How do we attack the benefit culture without attacking poor children?

I heard my old mucker Enver Solomon, now a spokesman for the Children's Society, on Five Live this morning, a voice of calm authority amid the oddballs and eccentrics who form most of Nicky Campbell's callers these days.

It was all about this proposed cap of £26k on benefits for families, regardless of where they live. This leaves many people uneffected but has a big hit on families in London where rents and living costs are high.

The debate seems to be settling into a left-right seesaw, with one side feeling it will just increase inequality and punish children and the other saying it is the only way to financially motivate certain parents to get a job.

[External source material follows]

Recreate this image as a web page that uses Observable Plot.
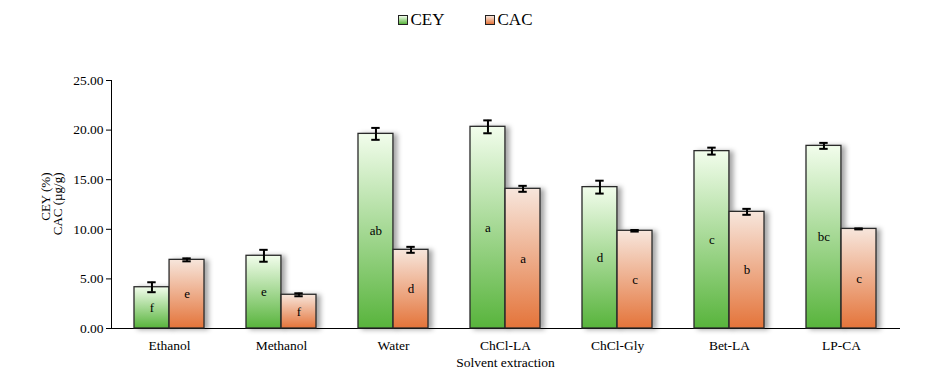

Both sides have a point. To increase child poverty and inequality more than is going to happen anyway in the short term seems plain wrong. And since when did people who can't get it together to work respond to such incentives, even if the jobs were there for them? Equally, we have let a benefits lifestyle develop which is unhealthy for all involved and which, over time, needs to be dismantled. All advanced countries are having this debates, especially the Nordic countries where benefits are extremely generous.

Let's be realistic here though. There is no perfect solution. Any civilised society will always have a certain number of 'free-riders' - people who take out without putting back. There will always be a level of disgruntlement with such people, rightly so.

By the same measure, we have a larger responsibility to make sure our society justifies its name and that we are guided by a long-term view of what it means to share a country in terms of rights and responsibilities. I don't think the abuses of the few mean we should take a US approach to welfare and nothing should be done overnight which affects the life-chances of our most vulnerable children. I can't help but believe we need to adjust for rent in London and the South-East and raise the cap there, as a minimum measure.

But we must also retilt the scales over time so that those 'putting in' feel more comfortable about this, buy into the system and can believe that the free riders are, over time, getting a progressively worse deal than those who are net contributors. This can be done by cutting tax for the very low paid. We can get some of the money back, I believe, by re-introducting rent controls, which are successfully in much of continental Europe.

Long term of course we need new housing and vacant stock to be replenished but it is vital short-term that current measures both shore up confidence in the system without massively harming the life-chances of poor children.